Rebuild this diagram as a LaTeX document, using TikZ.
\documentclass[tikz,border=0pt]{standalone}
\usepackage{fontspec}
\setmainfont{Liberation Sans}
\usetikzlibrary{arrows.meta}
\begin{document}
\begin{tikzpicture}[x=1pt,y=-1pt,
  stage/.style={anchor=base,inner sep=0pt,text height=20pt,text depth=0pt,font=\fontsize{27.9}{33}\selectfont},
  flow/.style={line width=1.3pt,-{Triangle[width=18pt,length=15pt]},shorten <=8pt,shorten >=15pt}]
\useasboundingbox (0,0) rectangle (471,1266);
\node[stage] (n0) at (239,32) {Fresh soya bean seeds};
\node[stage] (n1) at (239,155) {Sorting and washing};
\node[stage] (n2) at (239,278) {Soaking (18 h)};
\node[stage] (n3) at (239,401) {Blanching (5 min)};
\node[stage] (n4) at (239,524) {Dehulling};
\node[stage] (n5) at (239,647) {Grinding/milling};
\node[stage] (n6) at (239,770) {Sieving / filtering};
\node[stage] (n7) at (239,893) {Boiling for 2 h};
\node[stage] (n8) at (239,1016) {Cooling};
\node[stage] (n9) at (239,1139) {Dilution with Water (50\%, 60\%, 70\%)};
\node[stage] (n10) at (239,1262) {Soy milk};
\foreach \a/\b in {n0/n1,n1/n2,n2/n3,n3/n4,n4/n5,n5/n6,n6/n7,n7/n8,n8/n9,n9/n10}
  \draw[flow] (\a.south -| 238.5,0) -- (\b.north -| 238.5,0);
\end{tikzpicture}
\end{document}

-=-=-=-=-

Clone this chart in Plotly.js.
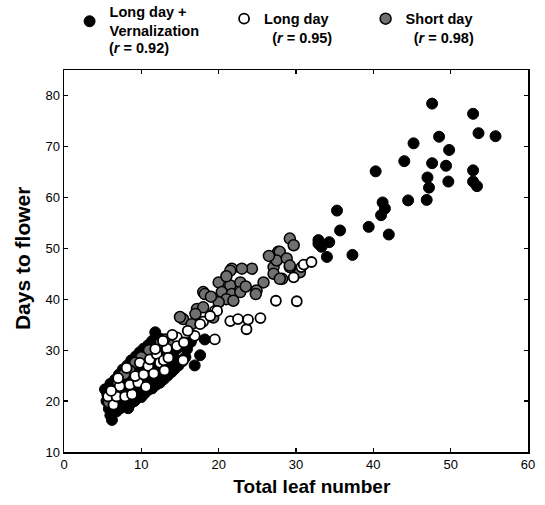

-=-=-=-=-

Brief:
From the data above, show each line that contains "this".

Response to the exercise:
Rebuild this diagram as a LaTeX document, using TikZ.
Clone this chart in Plotly.js.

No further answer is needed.